Full YAML Copy-paste ready

deployment.yaml

apiVersion: apps/v1
kind: Deployment
metadata:
  name: my-app
  namespace: default
  labels:
    app: my-app
    version: v1
spec:
  replicas: 3
  selector:
    matchLabels:
      app: my-app
  template:
    metadata:
      labels:
        app: my-app
        version: v1
    spec:
      containers:
        - name: my-app
          image: ghcr.io/myorg/my-app:1.2.3
          ports:
            - containerPort: 3000
          env:
            - name: NODE_ENV
              value: production
            - name: DATABASE_URL
              valueFrom:
                secretKeyRef:
                  name: my-app-secrets
                  key: database-url
          resources:
            requests:
              cpu: 100m
              memory: 128Mi
            limits:
              cpu: 500m
              memory: 512Mi
          readinessProbe:
            httpGet:
              path: /health
              port: 3000
            initialDelaySeconds: 5
            periodSeconds: 10
          livenessProbe:
            httpGet:
              path: /health
              port: 3000
            initialDelaySeconds: 15
            periodSeconds: 20

Key sections explained

`selector.matchLabels` and pod template labels

The selector.matchLabels block tells the Deployment which Pods it owns. This must exactly match the labels defined in spec.template.metadata.labels — if they diverge, Kubernetes will reject the manifest with a validation error. In this example, both use app: my-app. The label system is how Kubernetes loosely couples resources: Services use the same label selector to decide which Pods receive traffic, and the Deployment uses it to count and manage its replicas.

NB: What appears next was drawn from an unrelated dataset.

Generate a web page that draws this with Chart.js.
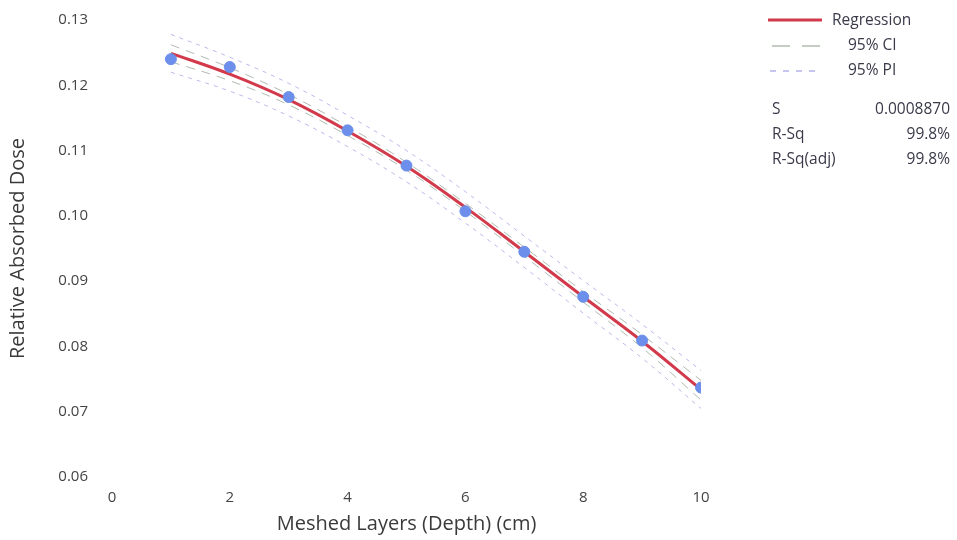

The version: v1 label is optional but useful for canary deployments and traffic splitting with a service mesh such as Istio. Adding labels to the pod template costs nothing and makes it much easier to filter pods with kubectl get pods -l app=my-app,version=v1.

Resource requests vs. limits

resources.requests tells the Kubernetes scheduler how much CPU and memory this container needs in order to run. The scheduler uses requests — not limits — to decide which node has enough free capacity to host the Pod. resources.limits is the maximum the container is allowed to consume at runtime: if it exceeds the memory limit, the container is OOM-killed; if it exceeds the CPU limit, it is throttled. Setting requests without limits means a container can potentially consume all resources on a node, which is dangerous in a shared cluster.

CPU values are expressed in millicores (100m = 0.1 of one CPU core). Memory values use binary suffixes: Mi = mebibytes, Gi = gibibytes. A good starting point is to set requests low (based on observed idle usage) and limits 2–4x higher to handle traffic spikes. Tune these values using kubectl top pods after your workload has been running under real load.

Readiness probe vs. liveness probe

These two probes serve different purposes and must not be confused. The readiness probe controls whether a Pod receives traffic. When it fails, Kubernetes removes the Pod from the Service's endpoint list — it stops getting requests but keeps running. This is the right way to handle temporary unavailability such as a database reconnect, a cold start, or loading a large model into memory. The liveness probe determines whether a Pod is alive. When it fails, Kubernetes kills and restarts the container. Use the liveness probe only to detect a truly stuck or deadlocked process that cannot recover on its own.

The initialDelaySeconds gives the container time to start before Kubernetes begins probing. Set this to slightly longer than your typical cold-start time. periodSeconds controls how often the check runs. In this manifest, readiness is checked every 10 seconds starting 5 seconds after container start, and liveness is checked every 20 seconds starting at 15 seconds.

`valueFrom.secretKeyRef` for injecting secrets

Instead of hardcoding the database URL in the manifest (which would end up in version control), valueFrom.secretKeyRef pulls the value from a Kubernetes Secret at runtime. The container sees it as a normal environment variable, but the value is never stored in the Deployment YAML. The Secret named my-app-secrets must exist in the same namespace before you apply this Deployment — otherwise, the Pod will fail to start with an InvalidRef error. See the ConfigMap + Secret example for how to create that Secret.

Pinning the image tag

This manifest uses ghcr.io/myorg/my-app:1.2.3 — a specific, immutable tag — rather than :latest. The :latest tag is mutable: a new push can change what image it points to, and your Deployment may silently start running a different version than intended. Pinning to a concrete version, or better yet a full digest like ghcr.io/myorg/my-app@sha256:abc123..., makes deployments reproducible and auditable. Use a CI pipeline with the Docker Build & Push workflow to automate updating the tag on every release.

Tips & variations

Add a rolling update strategy

By default, Kubernetes uses RollingUpdate with maxSurge: 25% and maxUnavailable: 25%. For a 3-replica deployment this means at most 1 Pod can be unavailable and at most 1 extra Pod can be created during an update. To tighten this for zero-downtime deploys, add:

rolling update strategy

  strategy:
    type: RollingUpdate
    rollingUpdate:
      maxSurge: 1
      maxUnavailable: 0

Mount a ConfigMap as a volume

If your app reads config from a file rather than environment variables, you can mount a ConfigMap directly as a file inside the container using volumes and volumeMounts. See the ConfigMap + Secret example for the full pattern.

Use a Helm chart for reusability

If you deploy the same application to multiple environments (dev, staging, production), consider templating this Deployment with Helm. The Helm values.yaml example shows how image tags, replica counts, and resource limits can be varied per environment without duplicating the entire manifest.